Eventually, the building society gave them an ultimatum – sell or face repossession proceedings. They eventually sold for €230,000 and will be paying off the €175,000 balance at €300 a month each for the next 35 years.
According to Kevin: "I've thought about skipping the country but then I could never come home. I've considered refusing to pay up but I'm in a state job and the building society could get an attachment on my earnings. There is no help and bank rescue package for people like us."
Crazy as it may sound, Kevin and his girlfriend probably did the right thing in selling their property at an enormous loss. By selling the property themselves they were able to maintain, at least, some control over the situation as the alternatives of voluntary surrender or repossession are even more financially punitive.

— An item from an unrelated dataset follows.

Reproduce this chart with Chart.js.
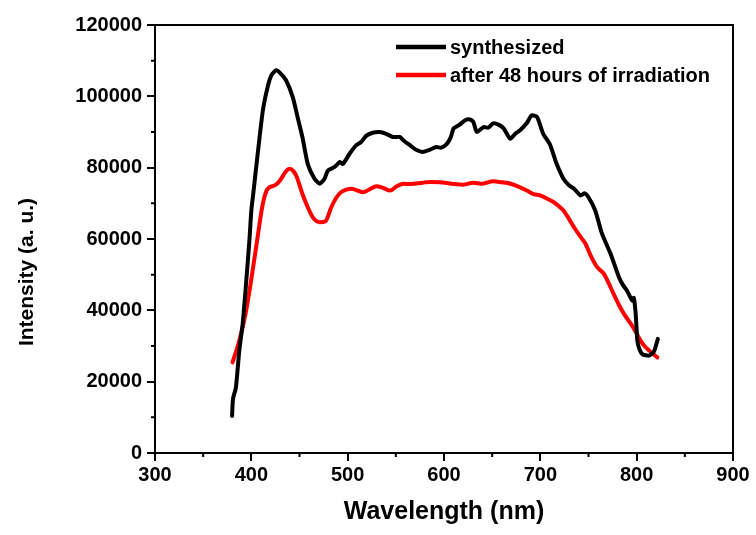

Voluntary surrender, also known as voluntary possession, is where a homeowner enters into an agreement with their lender whereby they take the house with the mortgage holder's consent and the lender then handles the sale of the property. It's understood that the majority of voluntary surrenders taking place at the moment involve people who bought at the height of the boom, borrowing 90%-plus of the property's value – and who now find themselves in serious negative equity. Once again, this is a private arrangement between the lender and mortgage holder and the prime lenders have been incredibly cagey about just how many voluntary surrenders are taking place.
Money Advice and Budgeting Service advisers are reporting a noticeable increase in the number of clients who have been considering voluntary surrender, says spokesman Michael Culloty.

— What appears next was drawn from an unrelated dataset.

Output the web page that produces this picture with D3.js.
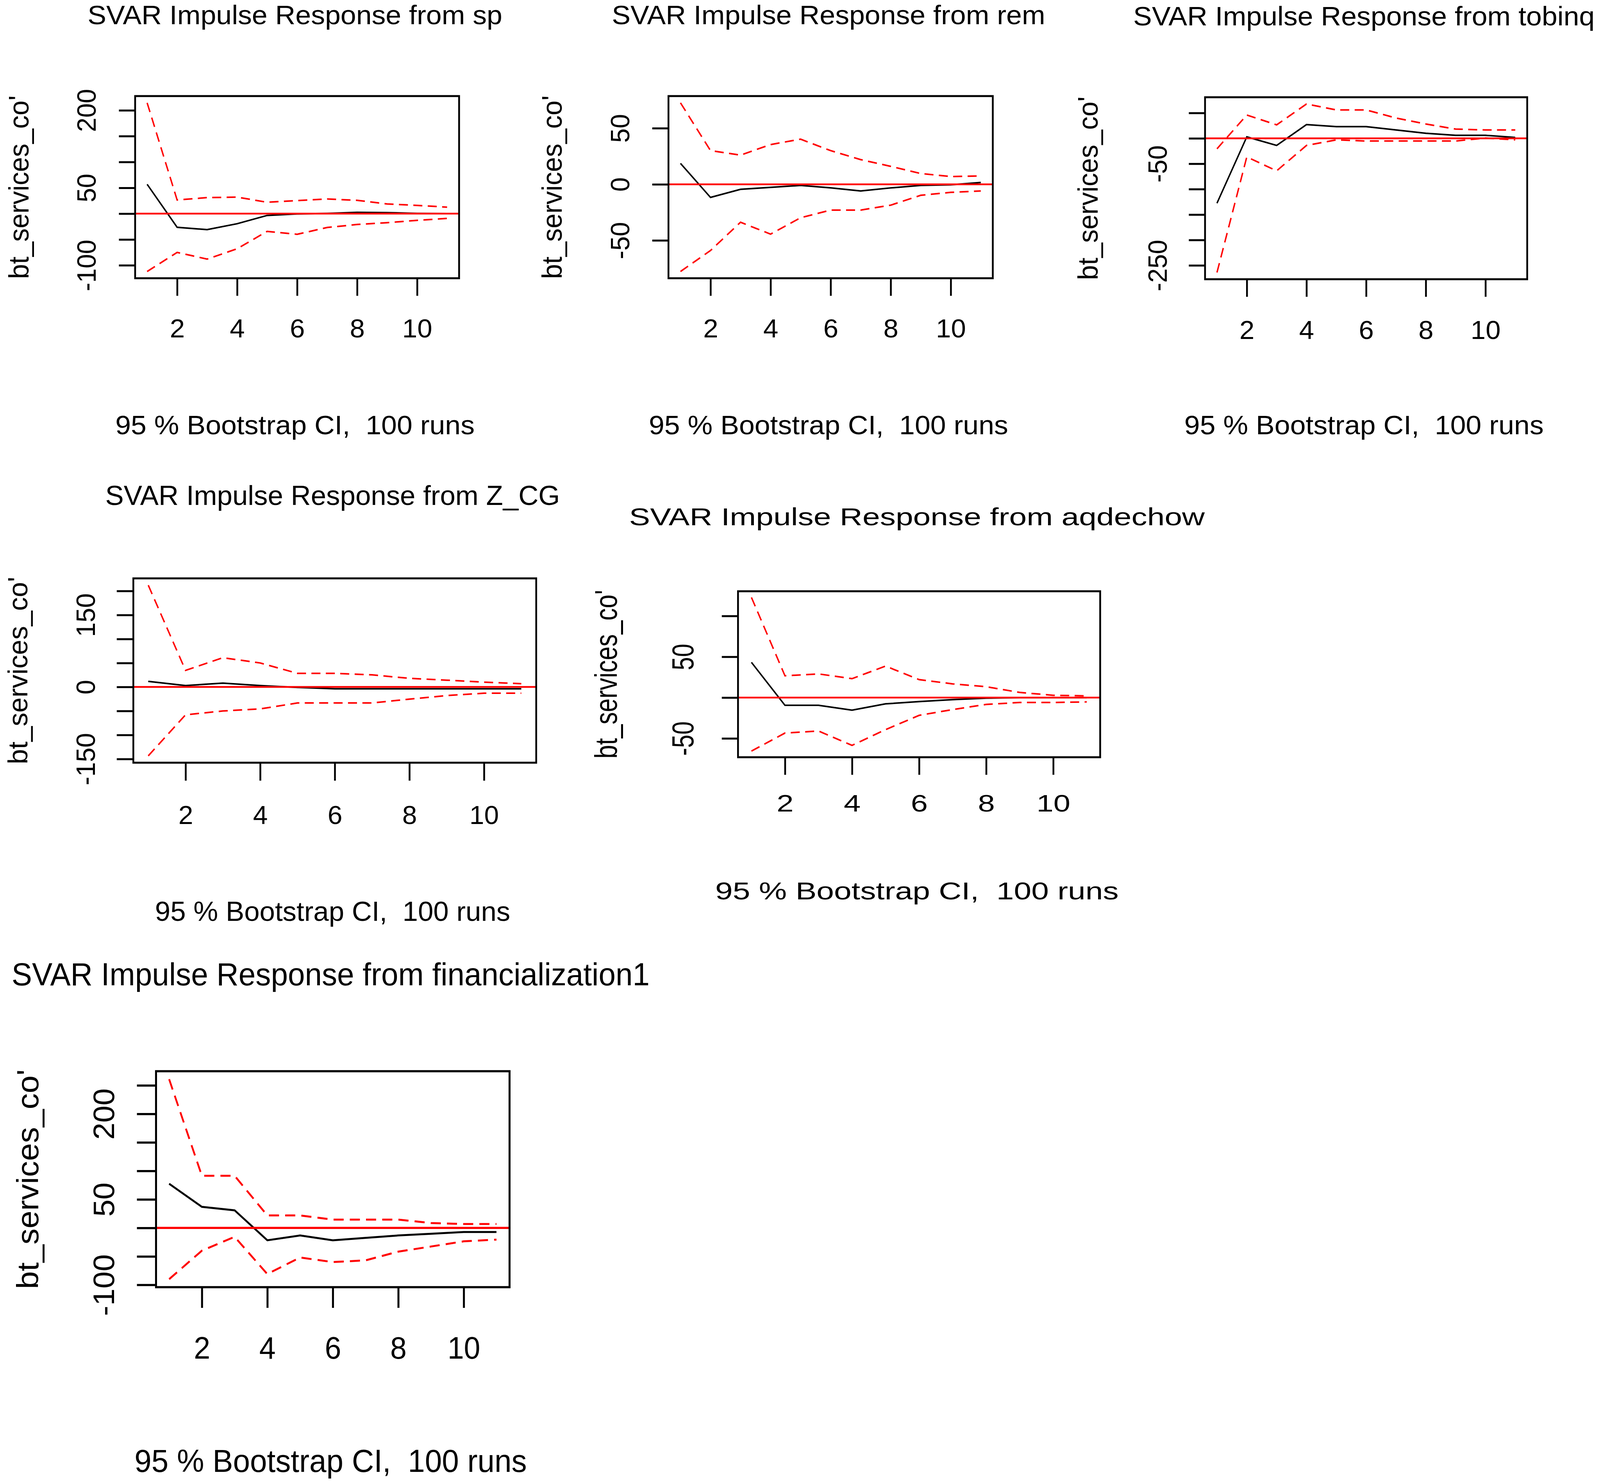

"There are certainly a lot of people talking about it right now. People seem to see it as a panacea to all their problems where they can just walk away from the whole situation but that is not the case at all. We would advise anyone to seek independent legal advice if they are considering it," he said.

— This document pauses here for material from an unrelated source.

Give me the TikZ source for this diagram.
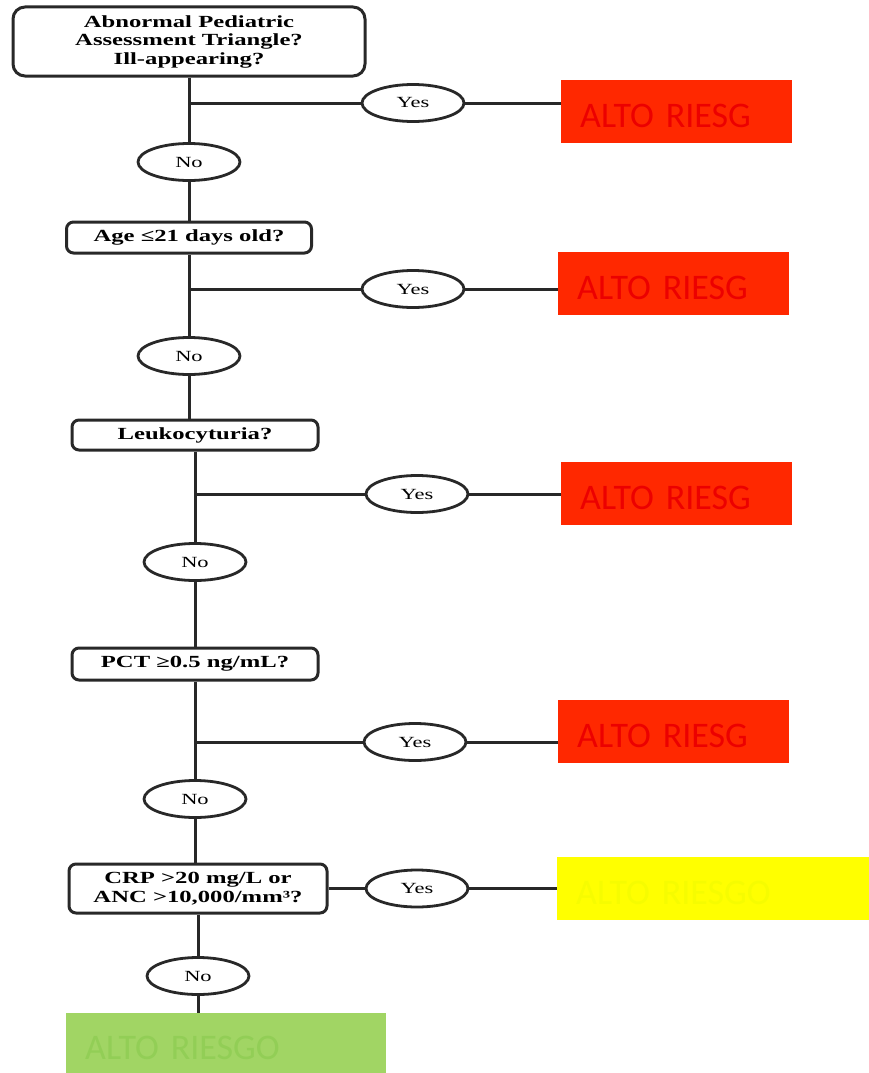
\documentclass[tikz,border=0pt]{standalone}
\usepackage{fontspec}
\usetikzlibrary{shapes.geometric}
\newfontfamily\chartfont[FakeStretch=1.45]{Liberation Serif}
\newfontfamily\riskfont{Carlito}
\definecolor{linegray}{RGB}{40,40,40}
\definecolor{highred}{RGB}{255,40,0}
\definecolor{highredtext}{RGB}{236,0,0}
\definecolor{midyellow}{RGB}{255,255,0}
\definecolor{midyellowtext}{RGB}{246,252,0}
\definecolor{lowgreen}{RGB}{161,213,100}
\definecolor{lowgreentext}{RGB}{146,206,86}
\tikzset{flow/.style={draw=linegray, line width=3pt}}
\tikzset{question/.style={draw=linegray, line width=3pt, rounded corners=7pt, fill=white, inner sep=0pt, align=center, font=\chartfont\bfseries\fontsize{17}{18.5}\selectfont}}
\tikzset{answer/.style={ellipse, draw=linegray, line width=2.8pt, fill=white, minimum width=102pt, minimum height=37pt, inner sep=0pt, font=\chartfont\fontsize{15.5}{15.5}\selectfont}}
\tikzset{risk/.style={anchor=north west, inner xsep=19pt, inner ysep=0pt, align=left, text height=32pt, text depth=0pt, font=\riskfont\fontsize{36}{36}\selectfont}}
\tikzset{highrisk/.style={risk, fill=highred, text=highredtext, text width=193pt, minimum height=63pt}}

\begin{document}
\begin{tikzpicture}[x=1pt, y=-1pt]
\useasboundingbox (0,0) rectangle (869,1073);
\node[question, rounded corners=12pt, minimum width=352pt, minimum height=69pt] (q1) at (189,41.5) {Abnormal Pediatric\\Assessment Triangle?\\Ill-appearing?};
\node[answer] (y1) at (413,103) {Yes};
\node[highrisk] (r1) at (561,80) {ALTO RIESG};
\node[answer] (n1) at (189,162) {No};
\node[question, minimum width=245pt, minimum height=31pt] (q2) at (189,237.5) {Age ≤21 days old?};
\node[answer] (y2) at (413,289) {Yes};
\node[highrisk] (r2) at (558,252) {ALTO RIESG};
\node[answer] (n2) at (189,356) {No};
\node[question, minimum width=246pt, minimum height=30pt] (q3) at (195,435) {Leukocyturia?};
\node[answer] (y3) at (417,494) {Yes};
\node[highrisk] (r3) at (561,462) {ALTO RIESG};
\node[answer] (n3) at (195,562) {No};
\node[question, minimum width=246pt, minimum height=32pt] (q4) at (195,664) {PCT ≥0.5 ng/mL?};
\node[answer] (y4) at (415,742) {Yes};
\node[highrisk] (r4) at (558,700) {ALTO RIESG};
\node[answer] (n4) at (195,799) {No};
\node[question, minimum width=258pt, minimum height=49pt] (q5) at (198,888.5) {CRP >20 mg/L or\\ANC >10,000/mm³?};
\node[answer] (y5) at (417,888.5) {Yes};
\node[risk, fill=midyellow, text=midyellowtext, text width=274pt, minimum height=63pt] (mid) at (557,857) {ALTO RIESGO};
\node[answer] (n5) at (198,976) {No};
\node[risk, fill=lowgreen, text=lowgreentext, text width=282pt, minimum height=60pt, text height=33pt] (low) at (66,1013) {ALTO RIESGO};
% trunk
\draw[flow] (q1) -- (n1) -- (q2) -- (n2) (q3) -- (n3) -- (q4) -- (n4) (q5) -- (n5) (n5) -- (n5 |- low.north);
\draw[flow] (n2.south) -- (n2.south |- q3.north) (n4.south) -- (n4.south |- q5.north);
% yes branches
\coordinate (b1) at (q1.south |- y1);
\coordinate (b2) at (q2.south |- y2);
\coordinate (b3) at (q3.south |- y3);
\coordinate (b4) at (q4.south |- y4);
\draw[flow] (b1) -- (y1) (y1.east) -- (y1.east -| r1.west);
\draw[flow] (b2) -- (y2) (y2.east) -- (y2.east -| r2.west);
\draw[flow] (b3) -- (y3) (y3.east) -- (y3.east -| r3.west);
\draw[flow] (b4) -- (y4) (y4.east) -- (y4.east -| r4.west);
\draw[flow] (q5) -- (y5) (y5.east) -- (y5.east -| mid.west);
\end{tikzpicture}
\end{document}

The Irish Bankers Federation pointed out that its members are statutorily obliged to assist borrowers as far as possible to manage their mortgage arrears before reaching the voluntary surrender stage but admitted that there may be instances where people enter into surrender arrangements unaware that they will be liable for outstanding balances.
As with a repossession or forced sale, voluntary surrender sees the mortgage holder remaining liable for any residual balance owed. It can also end up being incredibly expensive, according to Colin Daly of the Northside Community Law Centre.
"Our advice to people is that they should think very carefully before they set this in train. While voluntary surrender may seem like a quick and easy way to solve the problem of a mortgage gone into arrears, there are elements to consider before you go down that route.
"You will have to vacate the property and you are essentially handing over the carriage of the sale to the lender. They will negotiate solicitor and estate agent fees. You have no control over what those fees will be and they are added to your debt.
"It's also likely that a property sold by a lending institution will not achieve as high a price. It is better to put the house on the market yourself. That way, at least, you can possibly minimise your losses," he said.